I like the idea of letting modules decide on the key to slot mapping. Since we are talking about modules, we need to take care that all the cluster nodes will agree on the same hashing methodology. For example lets say we have 2 modules a and b attempting to register mappings A() nd B() once cluster node is loading. in case on some nodes module a will register method A() and some will have module b register mapping B(), we could potentially have an endless MOVED ping pong (right?) maybe we can think of some way we can verify this is synced across the cluster? Or we can just document it and have the top orchestration make sure the cluster is synced on the same hashing method.

Probably importent to provide a clear way for the mapping method to be reported in redis Info

Comment From: itamarhaber

Another pov: how would clients pickup this "custom" hashing? I dislike relying on "-MOVED".

Comment From: hpatro

@ranshid Since we are talking about modules, we need to take care that all the cluster nodes will agree on the same hashing methodology. For example lets say we have 2 modules a and b attempting to register mappings A() nd B() once cluster node is loading. in case on some nodes module a will register method A() and some will have module b register mapping B(), we could potentially have an endless MOVED ping pong (right?) maybe we can think of some way we can verify this is synced across the cluster?

This is a issue with any kind of config/acl/function setup in Redis cluster mode. All of our solution expects the orchestration layer/admin user to set it up correctly. I think we have to continue in the same direction in this case as well.

Comment From: yossigo

Hashtag mechanism enables some of the use case but doesn't provide complete control to the client/application.
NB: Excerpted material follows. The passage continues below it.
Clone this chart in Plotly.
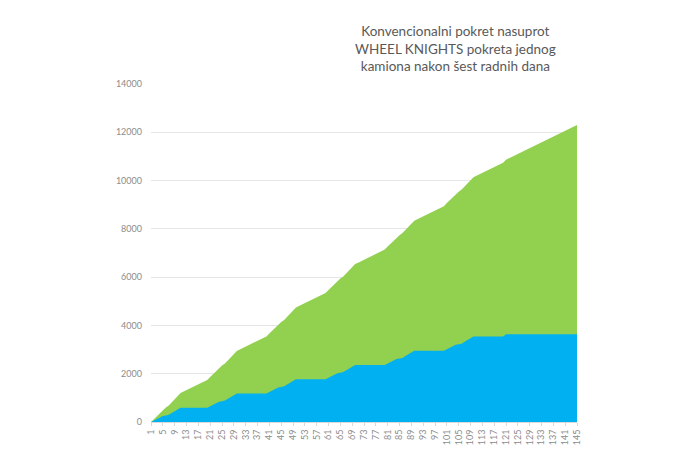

@hpatro Can you elaborate on this one? If it's a matter of convenience, we could consider a new type of tag that explicitly binds to a specific hash slot. But I wonder if that's the missing piece you're referring to.

Comment From: hpatro

@hpatro Can you elaborate on this one? If it's a matter of convenience, we could consider a new type of tag that explicitly binds to a specific hash slot. But I wonder if that's the missing piece you're referring to.

This was more of a generic statement, that we don't allow the customer to decide how to distribute the data across the cluster. #3919 claims the current algorithm might not be evenly distributing the data and would like to have control over it.

Comment From: madolson

If it's a matter of convenience, we could consider a new type of tag that explicitly binds to a specific hash slot. But I wonder if that's the missing piece you're referring to.

This is what I've been advocating for in the past. We can introduce a V2 slot convention, that clients can configure. Ideally I think this should be more standardized though, and not part of the module API. I've considered suggesting using 3 alpha numeric characters to represent the 2^14 slots. We could introduce a new syntax like [aB3], where aB3 uniquely identifies a slot. If we wanted invisible characters, it would bring it down to 2 characters, but I think that would hurt key readability.

This also allows us to reserve some "special" slots that aren't normally reachable. Example, "$R1" could refer to a reserved redis keyspace that is used for streams that is local to the given node.